Tonio Kroger sat in the north writing to his friend Lisaveta Ivanovna, as he had promised he would do.

"My dear Lisaveta down there in Arcadia," he wrote, "to which I hope soon to return: here is a letter of sorts, but I am afraid it may disappoint you, for I propose to write in rather general terms. Not that I have nothing to tell you, or have not, after my fashion, undergone one or two experiences. At home, in my native town, I was even nearly arrested...but of that you shall hear by word of mouth. I sometimes now have days on which I prefer to attempt a well-formulated general statement rather than narrate particular events.

"I wonder if you still remember, Lisaveta, once calling me a bourgeois manque? You called me that on an occasion on which I had allowed myself to be enticed by various indiscreet confessions I had already let slip into avowing to you my love for what I call 'life'; and I wonder if you realized how very right you were, and how truly my bourgeois nature and my love for 'life' are one and the same. My journey here has made me think about this point...

"My father, as you know, was of a northern temperament: contemplative, thorough, puritanically correct, and inclined to melancholy. My mother was of a vaguely exotic extraction, beautiful, sensuous, naive, both reckless and passionate, and given to impulsive, rather disreputable behavior. There is no doubt that this mixed heredity contained extraordinary possibilities--and extraordinary dangers. Its result was a bourgeois who went astray into art, a bohemian homesick for his decent background, an artist with a bad conscience. For after all it is my bourgeois conscience that makes me see the whole business of being an artist, of being any kind of exception or genius, as something profoundly equivocal, profoundly dubious, profoundly suspect; and it too has made me fall so foolishly in love with simplicity and naivete, with the delightfully normal, the respectable and mediocre.

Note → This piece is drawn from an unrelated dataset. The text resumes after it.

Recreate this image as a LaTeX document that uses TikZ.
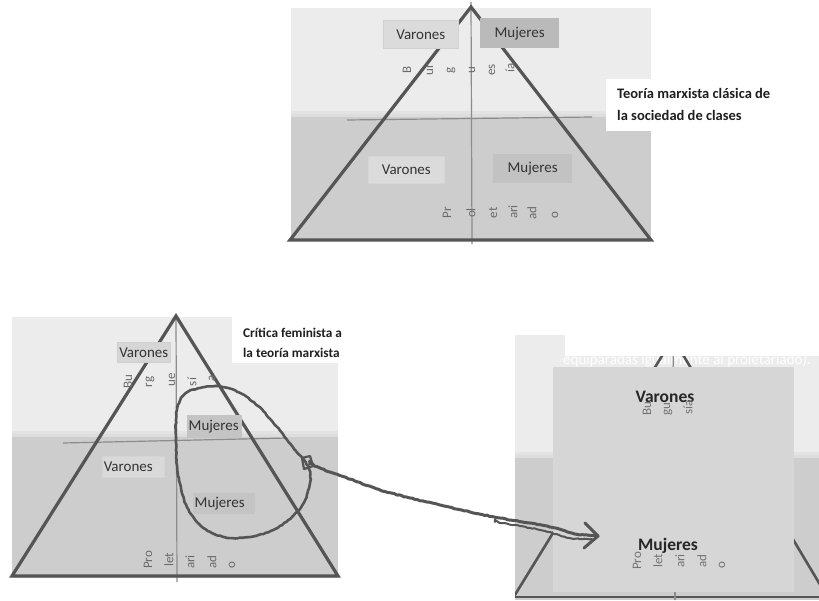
\documentclass[tikz,border=0pt]{standalone}
\usepackage{fontspec}
\setmainfont{Carlito}
\usetikzlibrary{decorations.pathmorphing}
\definecolor{bgl}{HTML}{ECECEC}
\definecolor{bgm}{HTML}{DDDDDD}
\definecolor{bgd}{HTML}{CDCDCD}
\definecolor{legc}{HTML}{555555}
\definecolor{axc}{HTML}{8C8C8C}
\definecolor{frag}{HTML}{6A6A6A}
\definecolor{txt}{HTML}{333333}
\begin{document}
\begin{tikzpicture}[x=1pt,y=-1pt,
  leg/.style={draw=legc,line width=3.2pt,line join=miter},
  axis/.style={draw=axc,line width=1.2pt},
  lbl/.style={font=\fontsize{15}{17}\selectfont,text=txt,inner sep=0pt,anchor=north west},
  lboxl/.style={lbl,align=left,inner xsep=1.5pt},
  fr/.style={font=\fontsize{13}{15}\selectfont,text=frag,rotate=90,inner sep=0pt},
  ttl/.style={font=\bfseries\fontsize{14.5}{16}\selectfont,text=black!88,anchor=base west,inner sep=0pt},
  big/.style={font=\bfseries\fontsize{17.5}{19}\selectfont,text=black!85,inner sep=0pt},
  handplain/.style={draw=legc,line width=2.6pt,line cap=round,line join=round},
  hand/.style={handplain,
    decorate,decoration={random steps,segment length=2.5pt,amplitude=0.45pt}}]

\useasboundingbox (0,0) rectangle (819,600);
\fill[white] (0,0) rectangle (819,600);

%================ Panel 1 (top) ================
\fill[bgl] (291,8) rectangle (651,111);
\fill[bgm!60!bgl] (291,111) rectangle (651,114);
\fill[bgm] (291,114) rectangle (651,117);
\fill[bgd] (291,117) rectangle (651,240);
\coordinate (t1a) at (471,7);
\coordinate (t1l) at (290,240);
\coordinate (t1r) at (651,240);
\draw[axis] (471,2) -- (472,244);
\draw[axis] (347,120) -- (592,117);
\draw[leg] (t1l) -- (t1a) -- (t1r) -- cycle;
\fill[white] (606,79) rectangle (790,131);
\node[ttl] (ttl1a) at (617,98) {Teoría marxista clásica de};
\node[ttl] (ttl1b) at (617,120) {la sociedad de clases};

\node[lbl,fill=black!14,draw=black!18,line width=0.6pt,minimum width=75pt,minimum height=28pt] (v1) at (383,20) {Varones};
\node[lbl,fill=black!27,minimum width=79pt,minimum height=30pt] (m1) at (480,18) {Mujeres};
\node[lbl,fill=black!14,draw=black!16,line width=0.6pt,minimum width=76pt,minimum height=27pt] (v2) at (368,156) {Varones};
\node[lbl,fill=black!24,minimum width=79pt,minimum height=29pt] (m2) at (493,154) {Mujeres};

\foreach \t/\x/\y [count=\i] in {B/407/70, ur/430/70, g/451/70, u/472/70, es/492/70, ía/510/68}
  \node[fr] (fb1-\i) at (\x,\y) {\t};
\foreach \t/\x/\y [count=\i] in {Pr/447/213, ol/471/213, et/493/213, ari/513/212, ad/532/213, o/555/215}
  \node[fr] (fp1-\i) at (\x,\y) {\t};

%================ Panel 2 (bottom left) ================
\fill[bgl] (12,317) rectangle (338,431);
\fill[bgm!60!bgl] (12,431) rectangle (338,434);
\fill[bgm] (12,434) rectangle (338,437);
\fill[bgd] (12,437) rectangle (338,578);
\fill[white] (232,316) rectangle (362,363);
\coordinate (t2a) at (176,316);
\coordinate (t2l) at (12,576);
\coordinate (t2r) at (338,576);
\draw[axis] (176,316) -- (177,582);
\draw[axis] (63,443) -- (287,438);
\draw[leg] (t2l) -- (t2a) -- (t2r) -- cycle;
\node[ttl,font=\bfseries\fontsize{13.3}{15}\selectfont] (ttl2a) at (243,337) {Crítica feminista a};
\node[ttl,font=\bfseries\fontsize{13.3}{15}\selectfont] (ttl2b) at (243,357) {la teoría marxista};

\node[lbl,fill=black!16,draw=black!19,line width=0.6pt,minimum width=53pt,minimum height=20pt] (v3) at (117,342) {Varones};
\node[lboxl,fill=black!23,text width=52pt,minimum height=23pt] (m3) at (187,415) {Mujeres};
\node[lboxl,fill=black!15,draw=black!17,line width=0.6pt,text width=59pt,minimum height=21pt] (v4) at (102,456) {Varones};
\node[lboxl,fill=black!23,text width=59pt,minimum height=21pt] (m4) at (193,493) {Mujeres};

\foreach \t/\x/\y [count=\i] in {Bu/128/382, rg/150/382, ue/172/380, sí/192/382, a/212/378}
  \node[fr] (fb2-\i) at (\x,\y) {\t};
\foreach \t/\x/\y [count=\i] in {Pro/148/560, let/169/560, ari/190/562, ad/212/562, o/232/565}
  \node[fr] (fp2-\i) at (\x,\y) {\t};

%================ Panel 3 (bottom right) ================
\fill[bgl] (515,335) rectangle (565,356);
\fill[bgl] (515,356) rectangle (819,452);
\fill[bgm!60!bgl] (515,452) rectangle (819,455);
\fill[bgm] (515,455) rectangle (819,458);
\fill[bgd] (515,458) rectangle (819,600);
\node[font=\fontsize{15}{17}\selectfont,text=white,anchor=west,inner sep=0pt] (eq) at (563,360) {equiparadas igualmente al proletariado).};
\coordinate (t3a) at (673,338);
\coordinate (t3l) at (513,598);
\coordinate (t3r) at (828,598);
\begin{scope}
  \clip (515,335) rectangle (565,356) (515,356) rectangle (819,600);
  \draw[axis] (673,338) -- (675,600);
  \draw[leg,line width=2.6pt] (t3l) -- (t3a) -- (t3r);
\end{scope}
\draw[leg,line width=2.6pt] (515,597) -- (819,597);
\node[fill=black!16,minimum width=241pt,minimum height=225pt,anchor=north west,inner sep=0pt] (bigbox) at (553,367) {};
\draw[axis] (675,592) -- (675,600);
\node[big] (v5) at (665,397) {Varones};
\node[big] (m5) at (668,546) {Mujeres};
\foreach \t/\x/\y [count=\i] in {Bu/647/409, gu/668/409, sía/688/407}
  \node[fr,text=black!55] (fb3-\i) at (\x,\y) {\t};
\foreach \t/\x/\y [count=\i] in {Pro/637/561, let/658/561, ari/680/561, ad/702/561, o/722/565}
  \node[fr,text=black!55] (fp3-\i) at (\x,\y) {\t};

%================ Hand drawn loop and arrow ================
\draw[hand] plot[smooth cycle,tension=0.6] coordinates {
 (200,388) (215,386) (228,388) (242,394) (258,406) (272,421) (284,436)
 (294,449) (304,460) (310,472) (309,488) (303,504) (292,517) (275,529)
 (255,536) (232,538) (212,533) (197,522) (187,507) (181,488) (177,465)
 (176,440) (176,420) (178,405) (186,393)};
\coordinate (knot) at (307,463);
\draw[handplain,line width=2.2pt] (302,458) -- (310,456) -- (313,466) -- (304,469) -- cycle;
\coordinate (tip) at (598,536);
\draw[hand,line width=3pt] plot[smooth,tension=0.5] coordinates {
 (310,464) (330,472) (355,481) (380,490) (410,498) (440,505) (470,512)
 (500,518) (530,523) (555,528) (575,534) (598,536)};
\draw[hand,line width=2pt] plot[smooth,tension=0.5] coordinates {
 (495,522) (520,526) (545,531) (570,538) (592,539)};
\draw[handplain,line width=3pt] (585,523) -- (tip) -- (584,548);
\end{tikzpicture}
\end{document}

"I stand between two worlds, I am at home in neither, and this makes things a little difficult for me. You artists call me a bourgeois, and the bourgeois feel they ought to arrest me...I don't know which of the two hurts me more bitterly. The bourgeois are fools; but you worshipers of beauty, you who say I am phlegmatic and have no longing in my soul, you should remember that there is a kind of artist so profoundly, so primordially fated to be an artist that no longing seems sweeter and more precious to him than his longing for the bliss of the commonplace.

"I admire those proud, cold spirits who venture out along the paths of grandiose, demonic beauty and despise 'humanity'--but I do not envy them. For if there is anything that can turn a litterateur into a true writer, then it is this bourgeois love of mine for the human and the living and the ordinary. It is the source of all warmth, of all kindheartedness and of all humor, and I am almost persuaded it is that very love without which, as we are told, one may speak with the tongues of men and of angels and yet be a sounding brass and a tinkling cymbal.

"What I have achieved so far is nothing, not much, as good as nothing. I shall improve on it, Lisaveta--this I promise you. As I write this, I can hear below me the roar of the sea, and I close my eyes. I gaze into an unborn, unembodied world that demands to be ordered and shaped, I see before me a host of shadowy human figures whose gestures implore me to cast upon them the spell that shall be their deliverance: tragic and comic figures, and some that are both at once--and to these I am strongly drawn. But my deepest and most secret love belongs to the fair-haired and the blue-eyed, the bright children of life, the happy, the charming and the ordinary.

"Do not disparage this love, Lisaveta; it is good and fruitful. In it there is longing, and sad envy, and just a touch of contempt, and a whole world of innocent delight."